Monday, October 8, 2007

What is the difference between Traction and Spinal Decompression?

Spinal traction is a treatment option that is based on the application of a longitudinal force to the axis of the spinal column. In other words, parts of the spinal column are “pulled” in opposite directions in order to stabilize or change the position of damaged aspects of the spine. For example, You can have traction to the neck, to the low back, to your leg or your armtraction to the low back with inversion
Traction is helpful at treating some of the conditions resulting from herniation or degeneration but traction is unable to address the source of the problem. Research has shown that Spinal Decompression therapy creates a negative pressure or a vacuum inside the disc. This effect causes the disc to pull in the herniation and the increase in negative pressure also causes the flow of blood and nutrients back into the disc allowing the body's natural fibroblastic response to heal the injury and re-hydrate the disc. The DRX 9000 is the premier spinal decompression therapy unit to accomplish this.
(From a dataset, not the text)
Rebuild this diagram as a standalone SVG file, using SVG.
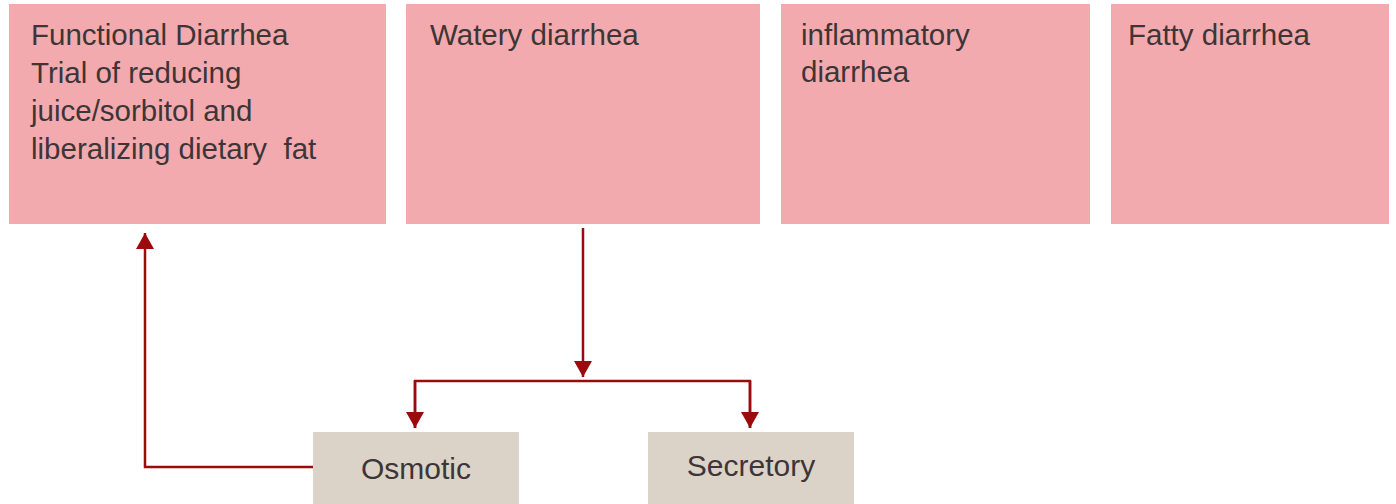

Traction and inversion tables, at best, can lower the intradiscal pressure from a +90 to a +30 mmHg. The DRX 9000 is clinically proven to reduce the intradiscal pressure to between a -150 to -200 mmHg. Traction triggers the body's normal response to stretching by creating painful muscle spasms that worsen the pain in affected area. Spinal decompression takes the muscles out of the equation and focuses on the disc herniation.